After these reflections I made others of a quite contrary nature. To give the notice in question, seemed a delicate point. I imagined that it might be ill-received by an author like him, conceited of his own works; but, rejecting this suggestion, I represented to myself that he could not possibly take it amiss after having exacted it of me in so pressing a manner. Add to this that I depended upon my being able to mention it with address, and make him swallow the pill without reluctance. In a word, finding that I ran a greater risk in keeping silence than in breaking it, I determined to speak.
The only thing that embarrassed me now was how to break the ice. Luckily the orator himself extricated me from that difficulty by asking what people said of him, and if they were satisfied with his last discourse. I answered that his homilies were always admired, but in my opinion the last had not succeeded so well as the rest in affecting the audience. “How, friend!” replied he with astonishment, “has it met with any Aristarchus?” “No, sir,” said I, “by no means; such works as yours are not to be criticised; everybody is charmed with them. Nevertheless, since you have laid your injunctions upon me to be free and sincere, I will take the liberty to tell you that your last discourse, in my judgment, has not altogether the energy of your other performances. Are you not of the same opinion?”
My master grew pale at these words, and said with a forced smile, “So, then, Mr. Gil Blas, this piece is not to your taste?” “I don’t say so, sir,” cried I, quite disconcerted, “I think it excellent, although a little inferior to your other works.” “I understand you,” he replied, “you think I flag, don’t you?
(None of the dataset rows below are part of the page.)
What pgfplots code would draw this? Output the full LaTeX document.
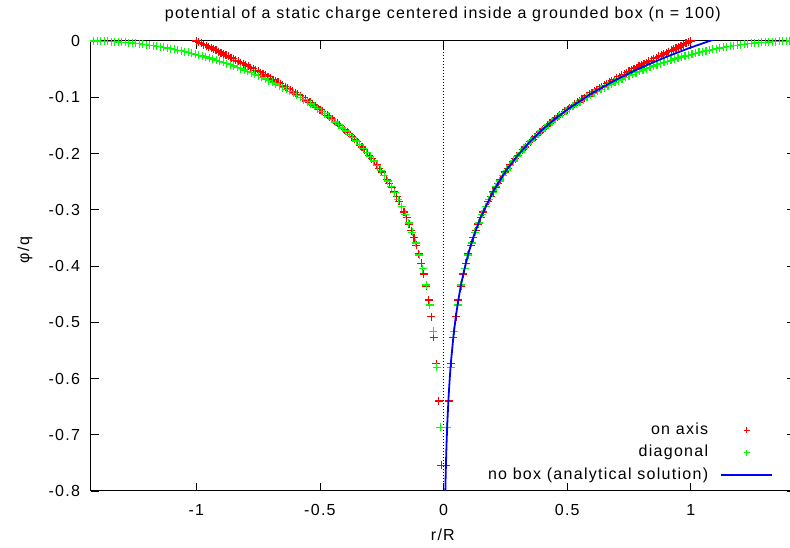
\documentclass[border=0pt]{standalone}
\usepackage{fontspec}
\setmainfont{Liberation Sans}[LetterSpace=8]
\usepackage{pgfplots}
\usepackage{pgfplotstable}
\pgfplotsset{compat=1.18}
\definecolor{gred}{RGB}{255,0,0}
\definecolor{ggreen}{RGB}{0,255,0}
\definecolor{gblue}{RGB}{0,0,255}
\pgfplotsset{
  markleg/.style={legend image code/.code={\draw[mark repeat=2,mark phase=2,##1,mark size=3bp] plot coordinates {(0bp,0bp) (25.5bp,0bp) (51bp,0bp)};}},
  lineleg/.style={legend image code/.code={\draw[##1] (0bp,0bp) -- (51bp,0bp);}}
}

\pgfplotstableread{
r y
0.01 -0.7540
0.02 -0.6400
0.03 -0.5740
0.04 -0.5270
0.05 -0.4900
0.06 -0.4605
0.07 -0.4357
0.08 -0.4142
0.09 -0.3955
0.10 -0.3787
0.11 -0.3635
0.12 -0.3497
0.13 -0.3370
0.14 -0.3252
0.15 -0.3142
0.16 -0.3039
0.17 -0.2943
0.18 -0.2852
0.19 -0.2765
0.20 -0.2684
0.21 -0.2606
0.22 -0.2532
0.23 -0.2461
0.24 -0.2393
0.25 -0.2328
0.26 -0.2266
0.27 -0.2206
0.28 -0.2148
0.29 -0.2092
0.30 -0.2038
0.31 -0.1985
0.32 -0.1935
0.33 -0.1886
0.34 -0.1838
0.35 -0.1792
0.36 -0.1746
0.37 -0.1703
0.38 -0.1660
0.39 -0.1618
0.40 -0.1578
0.41 -0.1538
0.42 -0.1499
0.43 -0.1462
0.44 -0.1425
0.45 -0.1388
0.46 -0.1353
0.47 -0.1318
0.48 -0.1284
0.49 -0.1251
0.50 -0.1218
0.51 -0.1186
0.52 -0.1155
0.53 -0.1124
0.54 -0.1093
0.55 -0.1063
0.56 -0.1034
0.57 -0.1005
0.58 -0.0976
0.59 -0.0948
0.60 -0.0920
0.61 -0.0893
0.62 -0.0866
0.63 -0.0839
0.64 -0.0813
0.65 -0.0787
0.66 -0.0761
0.67 -0.0736
0.68 -0.0711
0.69 -0.0686
0.70 -0.0661
0.71 -0.0637
0.72 -0.0613
0.73 -0.0589
0.74 -0.0566
0.75 -0.0542
0.76 -0.0519
0.77 -0.0496
0.78 -0.0473
0.79 -0.0451
0.80 -0.0428
0.81 -0.0406
0.82 -0.0384
0.83 -0.0362
0.84 -0.0340
0.85 -0.0318
0.86 -0.0296
0.87 -0.0275
0.88 -0.0253
0.89 -0.0232
0.90 -0.0210
0.91 -0.0189
0.92 -0.0168
0.93 -0.0147
0.94 -0.0126
0.95 -0.0105
0.96 -0.0084
0.97 -0.0063
0.98 -0.0042
0.99 -0.0021
1.00 0.0000
}\axisdata

\pgfplotstableread{
r y
0.0141 -0.6870
0.0283 -0.5800
0.0424 -0.5160
0.0566 -0.4694
0.0707 -0.4339
0.0849 -0.4049
0.0990 -0.3803
0.1131 -0.3591
0.1273 -0.3403
0.1414 -0.3236
0.1556 -0.3084
0.1697 -0.2945
0.1838 -0.2818
0.1980 -0.2700
0.2121 -0.2591
0.2263 -0.2488
0.2404 -0.2392
0.2546 -0.2301
0.2687 -0.2215
0.2828 -0.2133
0.2970 -0.2056
0.3111 -0.1982
0.3253 -0.1911
0.3394 -0.1844
0.3536 -0.1779
0.3677 -0.1717
0.3818 -0.1657
0.3960 -0.1600
0.4101 -0.1545
0.4243 -0.1491
0.4384 -0.1439
0.4525 -0.1389
0.4667 -0.1341
0.4808 -0.1294
0.4950 -0.1249
0.5091 -0.1205
0.5233 -0.1162
0.5374 -0.1121
0.5515 -0.1081
0.5657 -0.1042
0.5798 -0.1004
0.5940 -0.0967
0.6081 -0.0930
0.6223 -0.0895
0.6364 -0.0861
0.6505 -0.0828
0.6647 -0.0796
0.6788 -0.0764
0.6930 -0.0734
0.7071 -0.0704
0.7212 -0.0675
0.7354 -0.0646
0.7495 -0.0619
0.7637 -0.0592
0.7778 -0.0566
0.7920 -0.0540
0.8061 -0.0516
0.8202 -0.0491
0.8344 -0.0468
0.8485 -0.0445
0.8627 -0.0423
0.8768 -0.0401
0.8910 -0.0380
0.9051 -0.0360
0.9192 -0.0340
0.9334 -0.0321
0.9475 -0.0303
0.9617 -0.0285
0.9758 -0.0267
0.9899 -0.0251
1.0041 -0.0234
1.0182 -0.0219
1.0324 -0.0204
1.0465 -0.0189
1.0607 -0.0175
1.0748 -0.0162
1.0889 -0.0149
1.1031 -0.0137
1.1172 -0.0125
1.1314 -0.0114
1.1455 -0.0103
1.1597 -0.0093
1.1738 -0.0083
1.1879 -0.0074
1.2021 -0.0066
1.2162 -0.0058
1.2304 -0.0050
1.2445 -0.0044
1.2586 -0.0037
1.2728 -0.0031
1.2869 -0.0026
1.3011 -0.0021
1.3152 -0.0017
1.3294 -0.0013
1.3435 -0.0010
1.3576 -0.0007
1.3718 -0.0004
1.3859 -0.0003
1.4001 -0.0001
1.4142 0.0000
}\diagdata

\begin{document}
\fontsize{16bp}{19bp}\selectfont
\begin{tikzpicture}
\begin{axis}[
  name=ax,
  scale only axis, width=704.3bp, height=450bp,
  xmin=-1.427, xmax=1.421, ymin=-0.8, ymax=0,
  clip mode=individual,
  xtick={-1,-0.5,0,0.5,1}, xticklabels={-1,-0.5,0,0.5,1},
  ytick={-0.8,-0.7,-0.6,-0.5,-0.4,-0.3,-0.2,-0.1,0},
  yticklabels={-0.8,-0.7,-0.6,-0.5,-0.4,-0.3,-0.2,-0.1,0},
  tick align=inside, major tick length=8bp,
  tick style={black, line width=0.8bp},
  axis line style={black, line width=1bp},
  xticklabel style={inner sep=0pt, yshift=-13bp},
  yticklabel style={inner sep=0pt, xshift=-10.5bp},
  title={potential of a static charge centered inside a grounded box (n = 100)},
  every axis title/.style={at={(axis description cs:0.5,1.0489)}, anchor=base, inner sep=0pt},
  xlabel={r/R},
  every axis x label/.style={at={(axis description cs:0.5,-0.0978)}, anchor=center, inner sep=0pt},
  ylabel={φ/q},
  every axis y label/.style={at={(axis description cs:-0.0933,0.5356)}, anchor=center, inner sep=0pt, rotate=90},
  legend style={draw=none, fill=none, at={(axis description cs:0.969,0.151)}, anchor=north east,
    inner sep=0pt, row sep=8.5bp, column sep=12bp,
    nodes={inner sep=0pt, text height=11bp, text depth=3bp}},
  legend cell align=right, legend plot pos=right,
]
\addplot[black, line width=0.6bp, dash pattern=on 1bp off 2bp, forget plot] coordinates {(0,-0.8) (0,0)};
\addplot[only marks, mark=+, mark size=4bp, gred, line width=1.2bp, markleg]
  table[x=r, y=y]{\axisdata};
\addlegendentry{on axis}
\addplot[only marks, mark=+, mark size=4bp, gred, line width=1.2bp, forget plot]
  table[x expr=-\thisrow{r}, y=y]{\axisdata};
\addplot[only marks, mark=+, mark size=4bp, ggreen, line width=1.2bp, markleg]
  table[x=r, y=y]{\diagdata};
\addlegendentry{diagonal}
\addplot[only marks, mark=+, mark size=4bp, ggreen, line width=1.2bp, forget plot]
  table[x expr=-\thisrow{r}, y=y]{\diagdata};
\addplot[gblue, line width=1.8bp, no marks, lineleg]
  coordinates {(0.006,-0.8257) (0.007,-0.8012) (0.008,-0.7800) (0.009,-0.7612) (0.010,-0.7444) (0.012,-0.7154) (0.015,-0.6799) (0.02,-0.6341) (0.025,-0.5986) (0.03,-0.5696) (0.04,-0.5238) (0.05,-0.4883) (0.06,-0.4593) (0.07,-0.4348) (0.08,-0.4135) (0.1,-0.3780) (0.12,-0.3490) (0.15,-0.3134) (0.2,-0.2677) (0.25,-0.2321) (0.3,-0.2031) (0.35,-0.1786) (0.4,-0.1573) (0.45,-0.1386) (0.5,-0.1218) (0.6,-0.0928) (0.7,-0.0683) (0.8,-0.0470) (0.9,-0.0283) (1.0,-0.0115) (1.075,0) (1.1,0.0037)};
\addlegendentry{no box (analytical solution)}
\end{axis}
\pgfresetboundingbox
\path[use as bounding box] (ax.south west) ++(-90.7bp,-57bp) rectangle ++(790bp,548bp);
\end{tikzpicture}
\end{document}
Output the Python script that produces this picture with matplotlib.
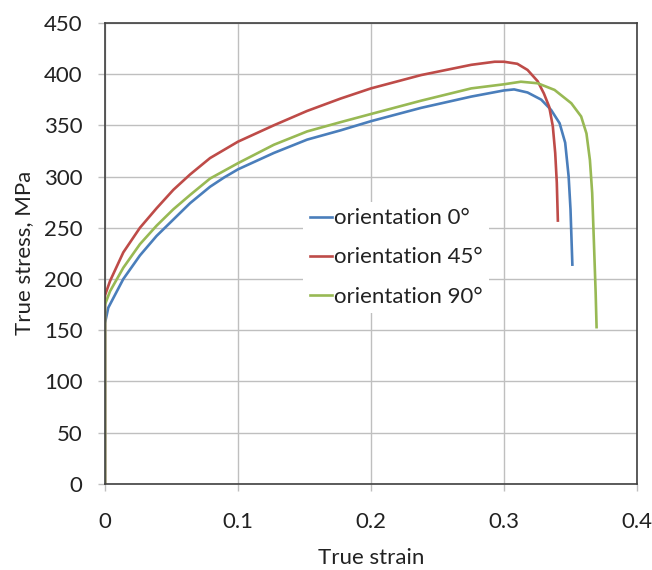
import matplotlib
matplotlib.use("Agg")
import matplotlib.pyplot as plt

plt.rcParams['font.family'] = ['Lato', 'DejaVu Sans']

# strain / stress
strain_0 = [0, 0, 0.0025, 0.0138, 0.0263, 0.0388, 0.0514, 0.064, 0.079, 0.0895,
            0.1, 0.127, 0.152, 0.177, 0.2, 0.2377, 0.2754, 0.3, 0.3076, 0.3177,
            0.328, 0.3354, 0.3418, 0.346, 0.3486, 0.350, 0.3514]
stress_0 = [0, 157, 172, 200, 223, 242, 258, 274, 290, 299,
            307, 323, 336, 345, 354, 367, 378, 384, 385, 382,
            375, 365, 352, 333, 300, 268, 214]

strain_45 = [0, 0, 0.0038, 0.0138, 0.0263, 0.0388, 0.0514, 0.064, 0.079, 0.1,
             0.127, 0.152, 0.177, 0.2, 0.2377, 0.2754, 0.293, 0.300, 0.310,
             0.3177, 0.3253, 0.330, 0.334, 0.3367, 0.3385, 0.3397, 0.3405]
stress_45 = [0, 184, 198, 226, 250, 269, 287, 302, 318, 334,
             350, 364, 376, 386, 399, 409, 412, 412, 410,
             404, 393, 381, 368, 349, 323, 294, 257]

strain_90 = [0, 0, 0.0038, 0.0138, 0.0263, 0.0388, 0.0514, 0.064, 0.079, 0.1,
             0.127, 0.152, 0.177, 0.2, 0.2377, 0.2754, 0.3, 0.3127, 0.3253,
             0.338, 0.3506, 0.358, 0.362, 0.3646, 0.3663, 0.3676, 0.3689, 0.3696]
stress_90 = [0, 175, 188, 211, 234, 252, 268, 282, 298, 313,
             331, 344, 353, 361, 374, 386, 390, 392.5, 391,
             384.5, 371.5, 358.6, 342, 316, 284, 236, 187, 153]

labels = ['orientation 0°', 'orientation 45°', 'orientation 90°']
colors = ['#4A7EBB', '#BE4B48', '#98B954']

fig = plt.figure(figsize=(6.52, 5.70), dpi=100)
ax = fig.add_axes([0.161, 0.151, 0.816, 0.809])

for x, y, lab, c in zip([strain_0, strain_45, strain_90],
                        [stress_0, stress_45, stress_90], labels, colors):
    ax.plot(x, y, color=c, lw=1.9, label=lab, solid_joinstyle='round')

ax.set_xlim(0, 0.4)
ax.set_ylim(0, 450)
ax.set_xticks([0, 0.1, 0.2, 0.3, 0.4])
ax.set_xticklabels(['0', '0.1', '0.2', '0.3', '0.4'])
ax.set_yticks(range(0, 451, 50))
ax.grid(True, color='#BFBFBF', lw=1.0)
ax.set_axisbelow(True)
for s in ax.spines.values():
    s.set_color('#404040')
    s.set_linewidth(1.2)
ax.tick_params(direction='out', length=5, width=1, color='#BFBFBF',
               labelsize=16, labelcolor='#222222')
ax.tick_params(axis='x', pad=15)
ax.tick_params(axis='y', pad=11)

ax.set_xlabel('True strain', fontsize=16, color='#222222', labelpad=12)
ax.set_ylabel('True stress, MPa', fontsize=16, color='#222222', labelpad=7)

leg = ax.legend(loc='upper left', bbox_to_anchor=(0.372, 0.612), fontsize=16,
                frameon=True, fancybox=False, framealpha=1, edgecolor='none',
                handlelength=1.0, handletextpad=0.1, labelspacing=0.86,
                borderpad=0.3, borderaxespad=0)
for t in leg.get_texts():
    t.set_color('#222222')

fig.savefig('out.png', dpi=100)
Come, be plain; you believe it is time for me to think of retiring.” “I should not have been so bold,” said I, “as to speak so freely if your grace had not commanded me; I do no more, therefore, than obey you, and I most humbly beg that you will not be offended at my freedom.” “God forbid,” cried he, with precipitation, “God forbid that I should find fault with it. In so doing I should be very unjust. I don’t at all take it ill that you speak your sentiment; it is your sentiment only that I find bad. I have been most egregiously deceived in your narrow understanding.”